You assume that this is true:
$$\sum_{i=1}^k \frac{1}{(2i - 1)(2i + 1)} = \frac{k}{(2k + 1)}$$

And then find a way to change the above in to this:

$$\sum_{i=1}^{k+1} \frac{1}{(2i - 1)(2i + 1)} = \frac{k+1}{(2(k+1) + 1)}$$

Notice how I made the replacement everywhere.

#### Defennder

Homework Helper
Re: Induction

$$\sum_{i=1}^n \frac{1}{(2(k + 1) - 1)(2(k + 1) + 1)} = \frac{k + 1}{(2(k + 1) + 1)}$$

Do I just change all the i's and n's to k+1 and expand it until left equation is equal to the right?
The expression you have there doesn't make sense. The summation is for an index of i, yet k is used.

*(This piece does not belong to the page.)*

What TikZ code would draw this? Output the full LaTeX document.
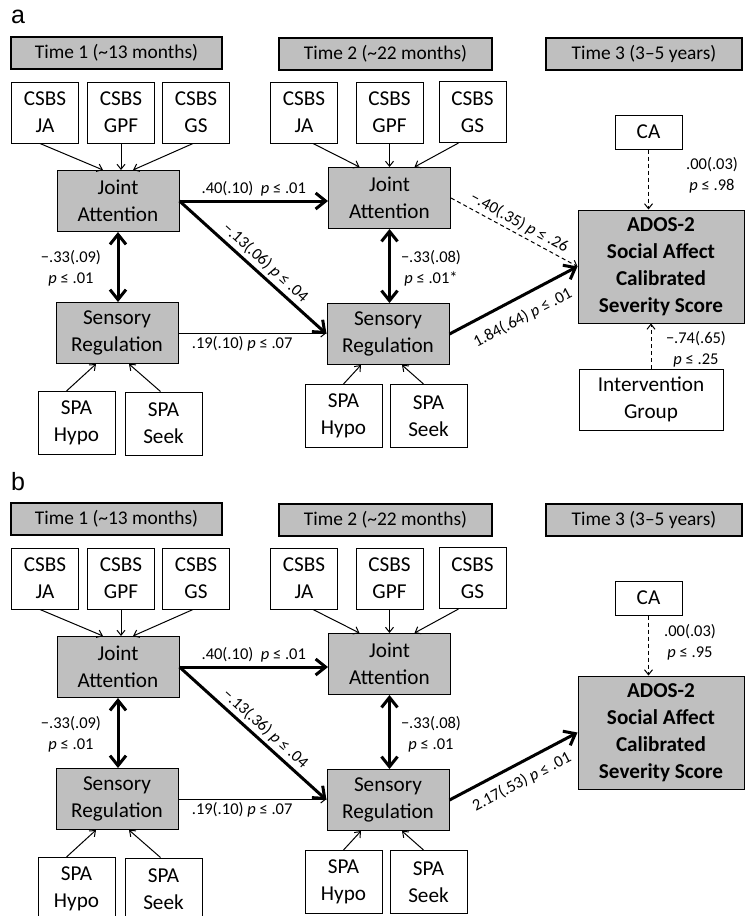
\documentclass[tikz,border=0pt]{standalone}
\usepackage{fontspec}
\setmainfont{Carlito}
\newfontfamily\panelfont{Liberation Sans}
\usetikzlibrary{arrows.meta}

\begin{document}
\begin{tikzpicture}[
    x=0.5pt,
    y=-0.5pt,
    every node/.style={font=\fontsize{10.6}{13.5}\selectfont},
    panellabel/.style={font=\panelfont\fontsize{12.5}{14}\selectfont},
    box/.style={draw, line width=0.5pt, align=center, inner sep=0pt},
    obs/.style={box, minimum width=33.5pt, minimum height=30.5pt},
    spa/.style={box, minimum width=38.5pt, minimum height=31.5pt},
    latent/.style={box, fill=gray!50, minimum width=61pt, minimum height=30.5pt},
    outcome/.style={box, fill=gray!50, minimum width=83pt, minimum height=56.5pt,
        font=\bfseries\fontsize{10.6}{13.5}\selectfont},
    timebox/.style={draw, line width=1pt, fill=gray!50, minimum height=16pt,
        inner sep=0pt, font=\fontsize{9.7}{11}\selectfont},
    coef/.style={font=\fontsize{8.25}{10.5}\selectfont, align=center, inner sep=1.5pt},
    loadarrow/.style={line width=0.5pt, -{Straight Barb[length=2.5pt,width=4pt]}},
    nsdash/.style={loadarrow, dash pattern=on 2pt off 1.5pt},
    strong/.style={line width=1.5pt, -{Straight Barb[length=5pt,width=8pt]}},
    covar/.style={line width=1.5pt,
        {Straight Barb[length=5pt,width=8pt]}-{Straight Barb[length=5pt,width=8pt]}}
]

    \useasboundingbox (0,0) rectangle (746,916);
    \clip (0,0) rectangle (746,916);

    % panel a
    \node[panellabel] (a-lab) at (18,17) {a};

    \node[timebox, minimum width=105.5pt] (a-t1) at (116.5,53) {Time 1 (\textasciitilde13 months)};
    \node[timebox, minimum width=106.5pt] (a-t2) at (385.5,53.5) {Time 2 (\textasciitilde22 months)};
    \node[timebox, minimum width=98pt] (a-t3) at (644,53.5) {Time 3 (3–5 years)};

    \node[obs] (a-cja1) at (45,112.5) {CSBS\\JA};
    \node[obs] (a-cgpf1) at (121,112.5) {CSBS\\GPF};
    \node[obs] (a-cgs1) at (196,112.5) {CSBS\\GS};
    \node[obs] (a-cja2) at (304,112.5) {CSBS\\JA};
    \node[obs] (a-cgpf2) at (389.5,112.5) {CSBS\\GPF};
    \node[obs] (a-cgs2) at (472.5,112) {CSBS\\GS};

    \node[latent] (a-ja1) at (118,201) {Joint\\Attention};
    \node[latent] (a-ja2) at (389.5,198) {Joint\\Attention};
    \node[latent] (a-sr1) at (117,333) {Sensory\\Regulation};
    \node[latent] (a-sr2) at (388,334) {Sensory\\Regulation};

    \node[spa] (a-hypo1) at (76.5,423) {SPA\\Hypo};
    \node[spa] (a-seek1) at (163.5,423.5) {SPA\\Seek};
    \node[spa] (a-hypo2) at (343.5,416) {SPA\\Hypo};
    \node[spa] (a-seek2) at (428.5,416) {SPA\\Seek};

    \node[box, minimum width=33.5pt, minimum height=17pt] (a-ca) at (648.5,132) {CA};
    \node[outcome] (a-ados) at (661,266.5) {ADOS-2\\Social Affect\\Calibrated\\Severity Score};
    \node[box, minimum width=72pt, minimum height=30.5pt] (a-grp) at (651,399.5) {Intervention\\Group};

    \draw[loadarrow] ([xshift=-2.5pt]a-cja1.south) -- ([xshift=-7.5pt]a-ja1.north);
    \draw[loadarrow] (a-cgpf1.south) -- (a-cgpf1.south |- a-ja1.north);
    \draw[loadarrow] ([xshift=-1.5pt]a-cgs1.south) -- ([xshift=7.5pt]a-ja1.north);
    \draw[loadarrow] ([xshift=4.5pt]a-cja2.south) -- ([xshift=-15pt]a-ja2.north);
    \draw[loadarrow] (a-cgpf2.south) -- (a-cgpf2.south |- a-ja2.north);
    \draw[loadarrow] ([xshift=-7pt]a-cgs2.south) -- ([xshift=12.5pt]a-ja2.north);

    \draw[loadarrow] ([xshift=-5pt]a-hypo1.north) -- ([xshift=-10.5pt]a-sr1.south);
    \draw[loadarrow] ([xshift=-1.5pt]a-seek1.north) -- ([xshift=6pt]a-sr1.south);
    \draw[loadarrow] (a-hypo2.north) -- ([xshift=-13.5pt]a-sr2.south);
    \draw[loadarrow] ([xshift=-2.5pt]a-seek2.north) -- ([xshift=7pt]a-sr2.south);

    \draw[strong] (a-ja1.east) -- (a-ja1.east -| a-ja2.west)
        node[coef, midway, above] (a-l-ja) {.40(.10)\ \ \textit{p} ≤ .01};
    \draw[strong] (a-ja1.east) -- (a-sr2.west)
        node[coef, pos=0.53, sloped, above] (a-l-cross) {−.13(.06) \textit{p} ≤ .04};
    \draw[covar] (a-ja1.south) -- (a-ja1.south |- a-sr1.north);
    \node[coef] (a-l-cov1) at (71,268) {−.33(.09)\\\textit{p} ≤ .01};
    \draw[loadarrow] (a-sr1.east) -- (a-sr1.east -| a-sr2.west)
        node[coef, pos=0.43, below] (a-l-sr) {.19(.10) \textit{p} ≤ .07};
    \draw[covar] (a-ja2.south) -- (a-ja2.south |- a-sr2.north);
    \node[coef] (a-l-cov2) at (431,268) {−.33(.08)\\\textit{p} ≤ .01*};
    \draw[nsdash] (a-ja2.east) -- (a-ados.west)
        node[coef, midway, sloped, above] (a-l-jaout) {−.40(.35) \textit{p} ≤ .26};
    \draw[strong] (a-sr2.east) -- (a-ados.west)
        node[coef, midway, sloped, below=4pt] (a-l-srout) {1.84(.64) \textit{p} ≤ .01};
    \draw[nsdash] (a-ca.south) -- (a-ca.south |- a-ados.north);
    \node[coef] (a-l-ca) at (712,175) {.00(.03)\\\textit{p} ≤ .98};
    \draw[nsdash] (a-grp.north) -- (a-grp.north |- a-ados.south);
    \node[coef] (a-l-grp) at (696,349) {−.74(.65)\\\textit{p} ≤ .25};

    % panel b
    \begin{scope}[shift={(0,466)}]
    \node[panellabel] (b-lab) at (18,16) {b};

    \node[timebox, minimum width=105.5pt] (b-t1) at (116.5,53) {Time 1 (\textasciitilde13 months)};
    \node[timebox, minimum width=106.5pt] (b-t2) at (385.5,53.5) {Time 2 (\textasciitilde22 months)};
    \node[timebox, minimum width=98pt] (b-t3) at (644,53.5) {Time 3 (3–5 years)};

    \node[obs] (b-cja1) at (45,112.5) {CSBS\\JA};
    \node[obs] (b-cgpf1) at (121,112.5) {CSBS\\GPF};
    \node[obs] (b-cgs1) at (196,112.5) {CSBS\\GS};
    \node[obs] (b-cja2) at (304,112.5) {CSBS\\JA};
    \node[obs] (b-cgpf2) at (389.5,112.5) {CSBS\\GPF};
    \node[obs] (b-cgs2) at (472.5,112) {CSBS\\GS};

    \node[latent] (b-ja1) at (118,201) {Joint\\Attention};
    \node[latent] (b-ja2) at (389.5,198) {Joint\\Attention};
    \node[latent] (b-sr1) at (117,333) {Sensory\\Regulation};
    \node[latent] (b-sr2) at (388,334) {Sensory\\Regulation};

    \node[spa] (b-hypo1) at (76.5,423) {SPA\\Hypo};
    \node[spa] (b-seek1) at (163.5,423.5) {SPA\\Seek};
    \node[spa] (b-hypo2) at (343.5,416) {SPA\\Hypo};
    \node[spa] (b-seek2) at (428.5,416) {SPA\\Seek};

    \node[box, minimum width=33.5pt, minimum height=17pt] (b-ca) at (648.5,132) {CA};
    \node[outcome] (b-ados) at (661,266.5) {ADOS-2\\Social Affect\\Calibrated\\Severity Score};

    \draw[loadarrow] ([xshift=-2.5pt]b-cja1.south) -- ([xshift=-7.5pt]b-ja1.north);
    \draw[loadarrow] (b-cgpf1.south) -- (b-cgpf1.south |- b-ja1.north);
    \draw[loadarrow] ([xshift=-1.5pt]b-cgs1.south) -- ([xshift=7.5pt]b-ja1.north);
    \draw[loadarrow] ([xshift=4.5pt]b-cja2.south) -- ([xshift=-15pt]b-ja2.north);
    \draw[loadarrow] (b-cgpf2.south) -- (b-cgpf2.south |- b-ja2.north);
    \draw[loadarrow] ([xshift=-7pt]b-cgs2.south) -- ([xshift=12.5pt]b-ja2.north);

    \draw[loadarrow] ([xshift=-5pt]b-hypo1.north) -- ([xshift=-10.5pt]b-sr1.south);
    \draw[loadarrow] ([xshift=-1.5pt]b-seek1.north) -- ([xshift=6pt]b-sr1.south);
    \draw[loadarrow] (b-hypo2.north) -- ([xshift=-13.5pt]b-sr2.south);
    \draw[loadarrow] ([xshift=-2.5pt]b-seek2.north) -- ([xshift=7pt]b-sr2.south);

    \draw[strong] (b-ja1.east) -- (b-ja1.east -| b-ja2.west)
        node[coef, midway, above] (b-l-ja) {.40(.10)\ \ \textit{p} ≤ .01};
    \draw[strong] (b-ja1.east) -- (b-sr2.west)
        node[coef, pos=0.53, sloped, above] (b-l-cross) {−.13(.36) \textit{p} ≤ .04};
    \draw[covar] (b-ja1.south) -- (b-ja1.south |- b-sr1.north);
    \node[coef] (b-l-cov1) at (71,268) {−.33(.09)\\\textit{p} ≤ .01};
    \draw[loadarrow] (b-sr1.east) -- (b-sr1.east -| b-sr2.west)
        node[coef, pos=0.43, below] (b-l-sr) {.19(.10) \textit{p} ≤ .07};
    \draw[covar] (b-ja2.south) -- (b-ja2.south |- b-sr2.north);
    \node[coef] (b-l-cov2) at (431,268) {−.33(.08)\\\textit{p} ≤ .01};
    \draw[strong] (b-sr2.east) -- (b-ados.west)
        node[coef, midway, sloped, below=3pt] (b-l-srout) {2.17(.53) \textit{p} ≤ .01};
    \draw[nsdash] (b-ca.south) -- (b-ca.south |- b-ados.north);
    \node[coef] (b-l-ca) at (690,176.5) {.00(.03)\\\textit{p} ≤ .95};
    \end{scope}

\end{tikzpicture}
\end{document}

Replacing i with k would still be incorrect. Instead, find a way to write $$\sum^{k+1}_{k=0} \frac{1}{(2k+1)(2k-1)} \ \mbox{in terms of} \ \sum^{k}_{k=0} \frac{1}{(2k+1)(2k-1)} \ \mbox{and the (k+1)th summand}$$ and then use the induction assumption.

PS. Avoid using "i" when you are not working with complex numbers. It gets confusing after a while.